But, of course, I realized the performance was only beginning; the best part was to come. I shamefully decided to skip to the highlight, and went back to bed, the alarm set for 3:15.
Next thing I knew, I was waking again, but not to the alarm.
(I'd forgotten to activate it.)
The time was 4:07!
Stumbling out onto the balcony once again, I could see that I'd missed the main show--earth's shadow was receding. Looks like this thing's about over! I commented loudly to the billion and a half other souls who might also be watching.
A billion and a half!! There had to be one or two others who missed the main wipe-out: that period of time with the lowest light;
you know, Dear Reader--the highlight.
Monday, December 20, 2010
SPEAKING once again OF SHOWS--IT ABOUT MAKES ME GIDDY, the thought that I'm going to watch a show tonight that was last produced when the very first Native-American-WASP was settling into his life on the plantation...
(Pocahontas was born in 1595. She was one of twenty children of Chief Powhatan, who ruled a group of more than twenty Indian tribes in territory that is now the eastern state of Virginia.
In 1607, the Virginia Company in England sent colonists to settle the land that later became the United States of America. Of course, the Powhatan Indians just happened to be living in the area where the English colonists landed, and where they set up their colony of Jamestown.

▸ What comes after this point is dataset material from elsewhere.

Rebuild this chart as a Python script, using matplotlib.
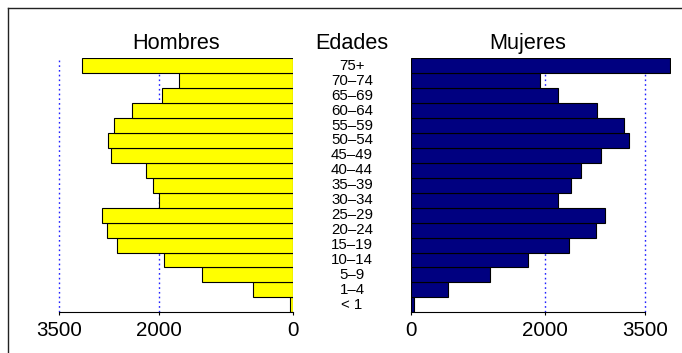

The young Pocahontas, twelve at the time, often visited Jamestown, hanging around and flirting with the settlers. The colonists got to know her well and she became an important link between the colonists and her father.
In 1614, she married John Rolfe in the First Community Church of Jamestown. About nine months later--in 1615--Pocahontas and John had a son. They named him Thomas (She wanted Travis, but John overruled). The next year Pocahontas and her family sailed to England to meet the in-laws. It was an extended visit, and Pocahontas died while there; but Tommy grew up in England, and then returned to the USA-to-be at the age of twenty, in 1635.)

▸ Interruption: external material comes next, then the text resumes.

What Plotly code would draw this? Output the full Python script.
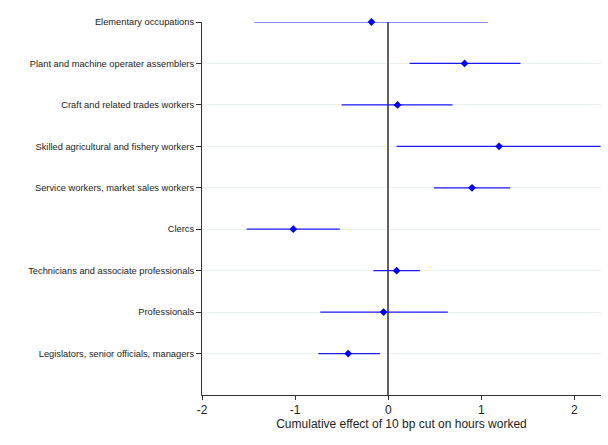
import plotly.graph_objects as go

# Occupation groups, listed from the bottom of the chart to the top
occupations = [
    "Legislators, senior officials, managers",
    "Professionals",
    "Technicians and associate professionals",
    "Clercs",
    "Service workers, market sales workers",
    "Skilled agricultural and fishery workers",
    "Craft and related trades workers",
    "Plant and machine operater assemblers",
    "Elementary occupations",
]
# Point estimates and confidence bounds
estimate = [-0.43, -0.05, 0.09, -1.02, 0.90, 1.19, 0.10, 0.82, -0.18]
ci_low = [-0.75, -0.73, -0.16, -1.52, 0.49, 0.09, -0.50, 0.23, -1.44]
ci_high = [-0.09, 0.64, 0.34, -0.52, 1.31, 2.28, 0.69, 1.42, 1.07]

x_ticks = [-2, -1, 0, 1, 2]

ypos = list(range(1, len(occupations) + 1))
err_plus = [h - e for h, e in zip(ci_high, estimate)]
err_minus = [e - l for e, l in zip(estimate, ci_low)]

fig = go.Figure()
fig.add_trace(go.Scatter(
    x=estimate,
    y=ypos,
    mode="markers",
    marker=dict(symbol="diamond", size=6, color="#0000ff"),
    error_x=dict(type="data", symmetric=False, array=err_plus,
                 arrayminus=err_minus, color="#1a1aff", thickness=1.2, width=0),
    cliponaxis=False,
    showlegend=False,
))

fig.update_layout(
    width=608,
    height=445,
    margin=dict(l=202, r=7, t=22, b=50),
    paper_bgcolor="white",
    plot_bgcolor="white",
    font=dict(family="Liberation Sans, Arial, sans-serif", color="#222"),
    xaxis=dict(
        range=[-2, 2.285],
        tickvals=x_ticks,
        ticktext=[str(v) for v in x_ticks],
        tickfont=dict(size=12),
        ticks="outside", ticklen=4, tickcolor="#333",
        showline=True, linecolor="#333", linewidth=1,
        showgrid=False,
        zeroline=True, zerolinecolor="#606060", zerolinewidth=1.5,
        title=dict(text="Cumulative effect of 10 bp cut on hours worked",
                   font=dict(size=12), standoff=2),
    ),
    yaxis=dict(
        range=[0, 9],
        tickvals=ypos,
        ticktext=occupations,
        tickfont=dict(size=9.3),
        ticks="outside", ticklen=5, tickcolor="#333",
        showline=True, linecolor="#333", linewidth=1,
        showgrid=True, gridcolor="#eaf1f1", gridwidth=1,
        zeroline=False,
    ),
)

fig.write_html("out.html")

Dear Reader, it was a cold clear night in Virginia (pronounced at the time with four syllables), that night of the winter solstice in 1638. Thomas threw a log on the fire and then put on his heavy wool coat and muffler and strolled out onto the lawn with pipe in hand. He knew the moon was a full one tonight. He glanced up into the night sky, and...good merciful heavens! the moon was a strange copper-red!
...(to be continued)
Saturday, December 18, 2010
THE LITTLE ACTOR WAS HERE AT MY HOUSE
yesterday; we were doing some filming.
As with any job, acting has its hazards.
I'm thinking of hiring a stunt double to use in
the trickier roles where the Little Actor is likely
to pinch a finger, get a face-bumping, or otherwise
run into trouble.
Friday, December 17, 2010
WITH THE HELP OF A DINING-ROOM CHAIR, the longest pair of tongs I could find in the kitchen and the gritting of my teeth, I've managed to light up the tree, (rescued yesterday to an upright, stable position by my Christmas-tree man).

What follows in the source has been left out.